Архиепископу был послан императорский указ, извещавший его о снятии с поста и повелевавший покинуть собор.
«Господь поставил меня быть пастырем для верующих в храме Своем, — отвечал Златоуст. — Поэтому я не могу оставить этот пост. Но власть земная в твоих руках, о император. Удали меня силой, чтобы не было на мне вины перед Господом».
Однако брат мой Аркадий, как всегда, уходил от решительных действий, тянул, совещался, искал примирения. Из Рима шли письма в поддержку архиепископа. Равеннский двор грозил разрывом отношений, если ему будет причинен какой-нибудь вред. Проходил месяц за месяцем, а архиепископ оставался в соборе. Пока не приблизилась Пасха 404 года, которой суждено было получить название «Кровавой».
Должна сознаться: в свои шестнадцать лет я воображала себя очень умной и хитрой. Я умела таить свои чувства и мысли, умела изображать почтительность, потешаясь в душе. Знала, как играть на чужом тщеславии, могла искусно ранить, невинно вымогать, жалобно подавлять.
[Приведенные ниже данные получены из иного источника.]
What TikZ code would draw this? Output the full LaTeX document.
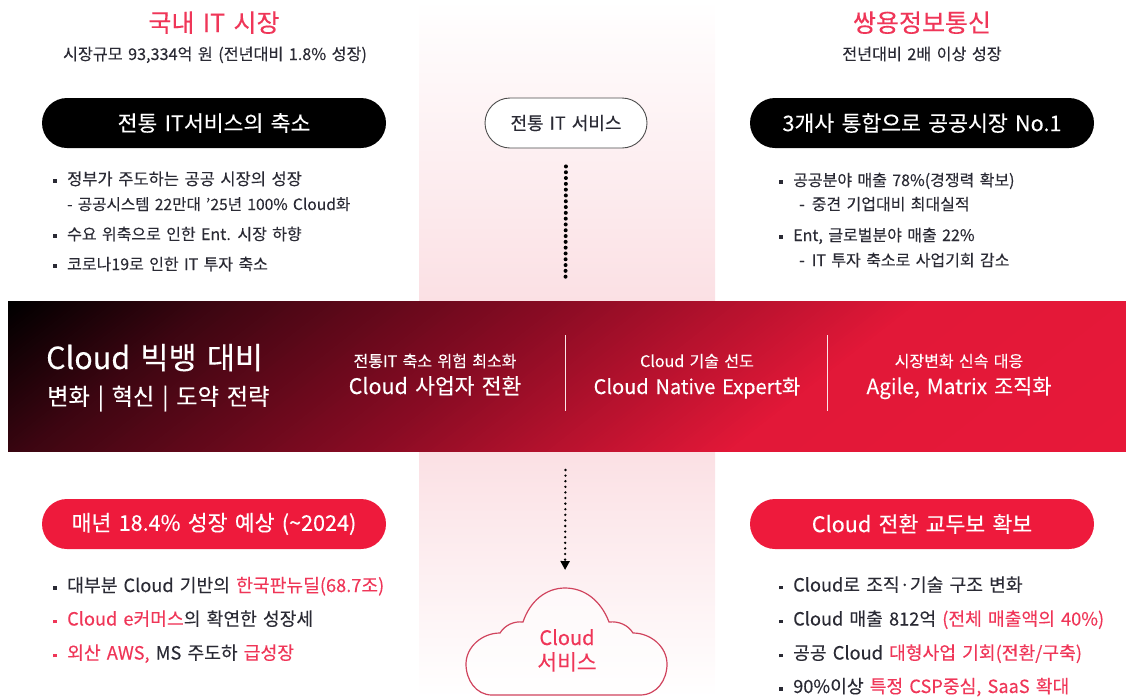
\documentclass[tikz,border=0pt]{standalone}
\usepackage{fontspec}
\setmainfont{Noto Sans CJK KR}[WordSpace=1.5,FakeBold=0.2]
\usetikzlibrary{arrows.meta}
\definecolor{crim}{HTML}{EE1A3C}
\definecolor{pinkc}{HTML}{FBE0E4}
\definecolor{inkc}{HTML}{2A2A34}
\definecolor{redt}{HTML}{EF3658}
\newcommand{\rt}[1]{\textcolor{redt}{#1}}
\newcommand{\bl}{\makebox[14pt][l]{\raisebox{2.2pt}{\rule{3.6pt}{3.6pt}}}}
\newcommand{\rbl}{\makebox[14pt][l]{\textcolor{redt}{\raisebox{2.2pt}{\rule{3.6pt}{3.6pt}}}}}
\newcommand{\ramp}[5]{ifthenelse(\t<130,#1+(#2-#1)*(\t/130),ifthenelse(\t<340,#2+(#3-#2)*((\t-130)/210),ifthenelse(\t<560,#3+(#4-#3)*((\t-340)/220),#4+(#5-#4)*((\t-560)/250))))}
\tikzset{
  txt/.style={inner sep=0pt,text=inkc,anchor=base},
  ltxt/.style={inner sep=0pt,text=inkc,anchor=base west},
  smalll/.style={ltxt,font=\fontsize{16}{18}\selectfont},
  bigl/.style={ltxt,font=\fontsize{18.2}{20}\selectfont},
  title/.style={txt,text=redt,font=\fontsize{25}{28}\selectfont},
  sub/.style={txt,font=\fontsize{16.2}{18}\selectfont},
  pillbox/.style={rounded corners=25pt,minimum width=344pt,minimum height=50pt,inner sep=0pt,text=white,font=\fontsize{21.6}{24}\selectfont},
  band1/.style={txt,text=white,font=\fontsize{16}{18}\selectfont},
  band2/.style={txt,text=white,font=\fontsize{20.8}{24}\selectfont},
}
\begin{document}
\begin{tikzpicture}[x=1pt,y=-1pt]
\useasboundingbox (0,0) rectangle (1126,697);
% central column
\path[top color=white,bottom color=pinkc] (419,0) rectangle (715,301);
\path[top color=pinkc,bottom color=white] (419,451) rectangle (715,697);
% band: diagonal gradient painted as overlapping strips
\begin{scope}
\clip (8,301) rectangle (1126,451);
\begin{scope}[shift={(8,301)},rotate=-52]
\foreach \t in {0,3,...,810}{
  \pgfmathtruncatemacro{\cr}{\ramp{0}{62}{138}{226}{232}}
  \pgfmathtruncatemacro{\cg}{\ramp{0}{6}{12}{24}{24}}
  \pgfmathtruncatemacro{\cb}{\ramp{0}{18}{36}{56}{58}}
  \definecolor{stripc}{RGB}{\cr,\cg,\cb}
  \fill[stripc] (\t,-1300) rectangle (1300,1300);
}
\end{scope}
\end{scope}
\draw[pinkc!85!white,line width=1pt] (565,335) -- (565,411);
\draw[pinkc!85!white,line width=1pt] (827.5,335) -- (827.5,411);
% headers
\node[title] (t1) at (214,32) {국내 IT 시장};
\node[sub] (s1) at (215,60) {시장규모 93,334억 원 (전년대비 1.8\% 성장)};
\node[title] (t2) at (922,32) {쌍용정보통신};
\node[sub] (s2) at (922,60) {전년대비 2배 이상 성장};
% pills
\node[pillbox,fill=black] (p1) at (214,123) {전통 IT서비스의 축소};
\node[pillbox,fill=black] (p2) at (922,123) {3개사 통합으로 공공시장 No.1};
\node[pillbox,fill=crim] (p3) at (214,524) {매년 18.4\% 성장 예상 (\textasciitilde 2024)};
\node[pillbox,fill=crim] (p4) at (922,524) {Cloud 전환 교두보 확보};
\node[draw=black!70,fill=white,line width=.9pt,rounded corners=25pt,minimum width=162pt,minimum height=50pt,inner sep=0pt,text=inkc,font=\fontsize{18}{20}\selectfont] (svc) at (566,123) {전통 IT 서비스};
% upper left list
\node[smalll,font=\fontsize{16.5}{18}\selectfont] (a1) at (53,185) {\bl 정부가 주도하는 공공 시장의 성장};
\node[smalll,font=\fontsize{15.6}{18}\selectfont] (a2) at (67,210) {- 공공시스템 22만대 ’25년 100\% Cloud화};
\node[smalll] (a3) at (53,240) {\bl 수요 위축으로 인한 Ent. 시장 하향};
\node[smalll] (a4) at (53,270) {\bl 코로나19로 인한 IT 투자 축소};
% upper right list
\node[smalll] (b1) at (779,186) {\bl 공공분야 매출 78\%(경쟁력 확보)};
\node[smalll] (b2) at (799,210) {-\hspace{7pt}중견 기업대비 최대실적};
\node[smalll] (b3) at (779,241) {\bl Ent, 글로벌분야 매출 22\%};
\node[smalll] (b4) at (799,266) {-\hspace{7pt}IT 투자 축소로 사업기회 감소};
% band text
\node[ltxt,text=white,font=\fontsize{30.5}{34}\selectfont] (c1) at (46,369) {Cloud 빅뱅 대비};
\node[ltxt,text=white,font=\fontsize{23.2}{26}\selectfont] (c2) at (47,405) {변화 | 혁신 | 도약 전략};
\node[band1] (d1) at (435,367) {전통IT 축소 위험 최소화};
\node[band2,font=\fontsize{21.5}{24}\selectfont] (d2) at (435,394) {Cloud 사업자 전환};
\node[band1] (e1) at (697,367) {Cloud 기술 선도};
\node[band2,font=\fontsize{20}{24}\selectfont] (e2) at (697,394) {Cloud Native Expert화};
\node[band1] (f1) at (959,367) {시장변화 신속 대응};
\node[band2] (f2) at (959,394) {Agile, Matrix 조직화};
% lower left list
\node[bigl] (g1) at (53,592) {\bl 대부분 Cloud 기반의 \rt{한국판뉴딜(68.7조)}};
\node[bigl] (g2) at (53,625.5) {\rbl \rt{Cloud e커머스}의 확연한 성장세};
\node[bigl] (g3) at (53,659.5) {\rbl \rt{외산 AWS,} MS 주도하 \rt{급성장}};
% lower right list
\node[bigl] (h1) at (779,591.5) {\bl Cloud로 조직·기술 구조 변화};
\node[bigl] (h2) at (779,625.5) {\bl Cloud 매출 812억 \rt{(전체 매출액의 40\%)}};
\node[bigl] (h3) at (779,659.5) {\bl 공공 Cloud \rt{대형사업 기회(전환/구축)}};
\node[bigl] (h4) at (779,693) {\bl 90\%이상 \rt{특정 CSP중심, SaaS 확대}};
% cloud
\draw[redt!85!black!90,line width=1.2pt,fill=white,fill opacity=.55]
 (492,695) .. controls (476,695) and (466,680) .. (466,664)
 .. controls (466,647) and (482,633) .. (500,633)
 .. controls (505,625) and (514,621) .. (523,622)
 .. controls (530,601) and (546,588) .. (565,588)
 .. controls (585,588) and (601,601) .. (609,622)
 .. controls (619,621) and (628,625) .. (633,633)
 .. controls (651,633) and (667,647) .. (667,664)
 .. controls (667,680) and (657,695) .. (640,695) -- cycle;
\coordinate (cloudtop) at (565,588);
\coordinate (dotend) at (565.5,282);
\coordinate (arrstart) at (565.5,470);
\node[txt,text=redt,font=\fontsize{20}{22}\selectfont] (cl1) at (567,645) {Cloud};
\node[txt,text=redt,font=\fontsize{21.5}{22}\selectfont] (cl2) at (567,670) {서비스};
% connectors
\draw[black,line width=4pt,line cap=round,dash pattern=on 0pt off 5.8pt,shorten <=18pt] (svc.south) -- (dotend);
\draw[black,line width=2.6pt,line cap=round,dash pattern=on 0pt off 5.6pt,shorten >=18pt,-{Triangle[width=9pt,length=9pt]}] (arrstart) -- (cloudtop);
\end{tikzpicture}
\end{document}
Но теперь я вижу, что одна человеческая страсть оставалась для меня как бы в тумане. Я ничего не понимала в людской злобе.
Да, именно так. Как и мой брат Аркадий, я воображала, что злоба вырастает в ответ на обиду, на страх, на удар. Мне было трудно представить себе, что злобой можно наслаждаться, можно нарочно выращивать ее в себе, лелеять. И поэтому я совсем не понимала того, что творилось вокруг меня во дворце в те месяцы. Я только чувствовала, что воздух в комнатах тяжелел, и просила пошире открывать окна. Но открытые окна не спасали. Все эти епископы, евнухи, генералы, собиравшиеся кучками и толпами в залах, шептавшиеся, перебегавшие по коридорам, умолявшие о чем-то императора и императрицу и потом почтительно и разочарованно пятившиеся, казались мне глубоко и незаслуженно обиженными. Им хотелось помочь. Но чем?